Pendant ce temps, parce qu’il y a suspicion de corruption dans son entourage, le premier ministre socialiste portugais, Antonio Costa, démissionnait il y a une semaine. Le Parlement dissout par le Président Marcelo Rebelo de Sous, de nouvelles élections législatives sont prévues le 4 mars prochain.
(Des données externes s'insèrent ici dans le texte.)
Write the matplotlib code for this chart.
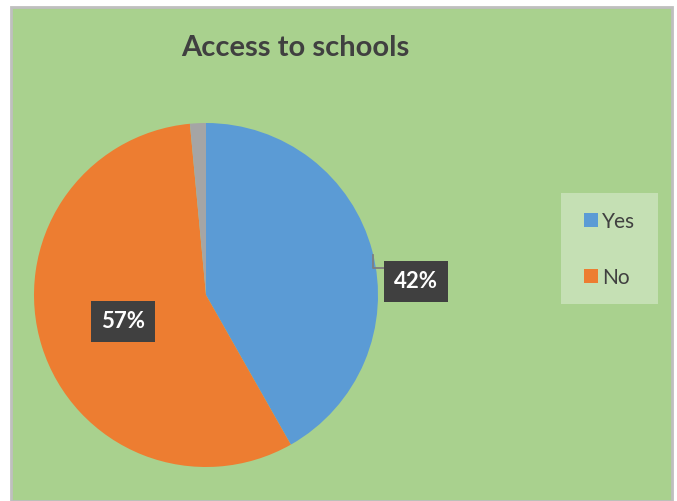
import matplotlib.pyplot as plt
from matplotlib.patches import Rectangle

# Datos
categorias = ['Yes', 'No', '']
valores = [42, 57, 1.5]
colores = ['#5B9BD5', '#ED7D31', '#A5A5A5']
etiquetas = ['42%', '57%', None]

W, H = 677, 502
fig = plt.figure(figsize=(W / 100, H / 100), dpi=100, facecolor='white')

# Fondo verde con borde gris
fig.patches.append(Rectangle((11 / W, 0), (672 - 11) / W, (H - 8) / H,
                             transform=fig.transFigure, facecolor='#A9D18E',
                             edgecolor='#BFBFBF', linewidth=2, zorder=-2))

# Eje del pastel: centro (206, 296), radio 172 px
cx, cy, r = 206, 296, 172
ax = fig.add_axes([(cx - r) / W, (H - cy - r) / H, 2 * r / W, 2 * r / H])
ax.set_zorder(1)

wedges, _ = ax.pie(valores, colors=colores, startangle=90, counterclock=False,
                   radius=1, center=(0, 0), frame=True)
ax.set_xlim(-1, 1)
ax.set_ylim(-1, 1)
ax.axis('off')

# Etiquetas de datos
caja = dict(boxstyle='square,pad=0.45', facecolor='#404040', edgecolor='none')
fs = 16
ax.text((416 - cx) / r, (cy - 282) / r, etiquetas[0], color='white',
        fontsize=fs, fontweight='bold', family='Lato', ha='center', va='center', bbox=caja)
ax.text((123 - cx) / r, (cy - 322) / r, etiquetas[1], color='white',
        fontsize=fs, fontweight='bold', family='Lato', ha='center', va='center', bbox=caja)
# Línea guía
ax.plot([(373 - cx) / r, (373 - cx) / r, (386 - cx) / r],
        [(cy - 256) / r, (cy - 269) / r, (cy - 269) / r],
        color='#7F7F7F', linewidth=1.3, clip_on=False)

# Título
fig.text(295 / W, 1 - 48 / H, 'Access to schools', ha='center', va='center',
         fontsize=21, fontweight='bold', color='#404040', family='Lato')

# Leyenda
fig.patches.append(Rectangle((561 / W, 1 - 305 / H), 97 / W, 111 / H,
                             transform=fig.transFigure, facecolor='#C5E0B4',
                             edgecolor='none', zorder=-1))
for i, yy in zip(range(2), [221, 277]):
    fig.patches.append(Rectangle((584 / W, 1 - (yy + 7) / H), 14 / W, 14 / H,
                                 transform=fig.transFigure, facecolor=colores[i],
                                 edgecolor='none', zorder=2))
    fig.text(602 / W, 1 - (yy + 1) / H, categorias[i], ha='left', va='center',
             fontsize=15, color='#404040', family='Lato', zorder=3)

fig.savefig('out.png', dpi=100, facecolor=fig.get_facecolor())
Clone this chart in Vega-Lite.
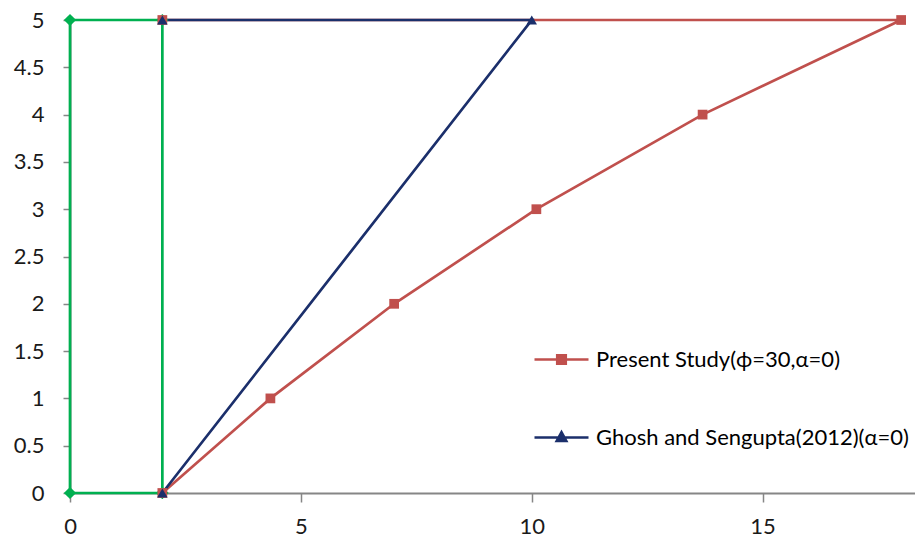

Pedro Sánchez perd son allié socialiste sur des projets ibériques.
Pendant ce temps, la Présidente du Conseil italien, Georgia Meloni, inspirée par la Grande-Bretagne, signe un accord avec l’Albanie pour exporter les migrants ou, en d’autres termes, externaliser la gestion des flux de migrants, au moment où la Cour Suprême du Royaume-Uni confirme l’illégalité du projet d’expulsion des migrants vers le Rwanda.
Pendant ce temps, ce jour, les Présidents Joe Biden et Xi Jinping, se rencontrent à San Francisco, en marge du sommet de la Coopération économique pour l’Asie-Pacifique (Apec).
Pendant que les deux plus grandes puissances économiques font leurs petits arrangements, il est plus que temps que l’Union européenne (et l’Europe) se rende compte que c’est maintenant que commence cette course à la montre pour garantir la pérennité de nos démocraties et de notre Union, pour garantir la paix.
En plagiant Robert Schuman, n’ayons pas à dire un jour : « L’Europe a été défaite, nous avons eu la guerre ».